The top 5 most-read posts of 2017

2017 was a busy year for the Russell Investments blog. We saw a massive uptick in readership, which we take as proof in readers’ interest in topics ranging from multi-asset investing to the low-return imperative to manager research. As 2017 comes to a close, take a look back at the blog posts that received the highest levels of engagement from our readers—the top five most-read posts of the year. Happy reading—and happy holidays!

1. Harvard goes multi-asset

In our top post of the year, Senior Portfolio Manager Rob Balkema looked at how Harvard University’s endowment has transitioned from a portfolio of asset class sleeves to a generalist investment model—an approach we see clearly as multi-asset. At Russell Investments, we made the same move eight years ago—and are proud of the single, globally integrated investment team we have today.

2. The risk of taking risks

In the concluding piece of our three-part series on principles of the low-return imperative, Senior Portfolio Manager Jon Eggins discusses why we believe investors can no longer take on risks they don’t expect to get paid for—and identifies two key risks we see as unrewarded.

3. Active, passive and the low-return imperative

Global CIO Jeff Hussey discusses why we believe investors should consider a multi-asset approach in today’s low-return environment, and why multi-asset puts an end to the active-versus-passive debate.

4. Mutual fund ratings, The Wall Street Journal and the value of manager research

By definition, mutual fund star-rating systems focus on past performance—not future results. Mark Spina, Head of our U.S. Advisor and Intermediary Services, explains why we believe that the key to identifying potential outperformers lies in extensive manager research—and that’s what we do.
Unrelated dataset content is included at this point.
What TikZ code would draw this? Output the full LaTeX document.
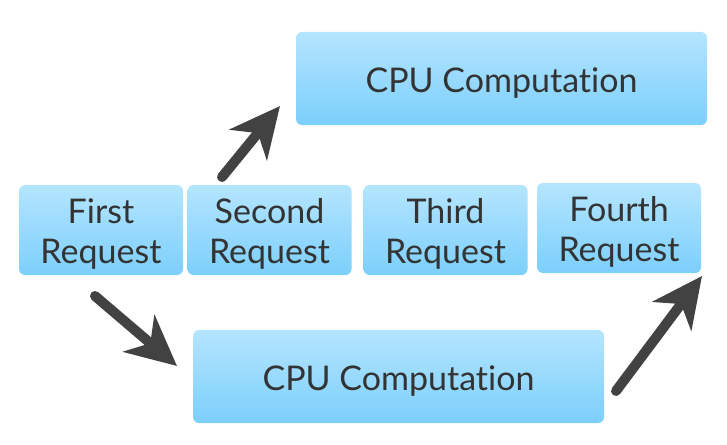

5. 3 reasons to consider infrastructure investment

In the initial piece of our three-part series on the low-return imperative, Client Portfolio Manager Darren Spencer makes the case for investing in infrastructure. Darren explains why we see infrastructure as a shining example of the low-return imperative’s first principle: it’s an asset class that cannot be ignored in the search for additional returns.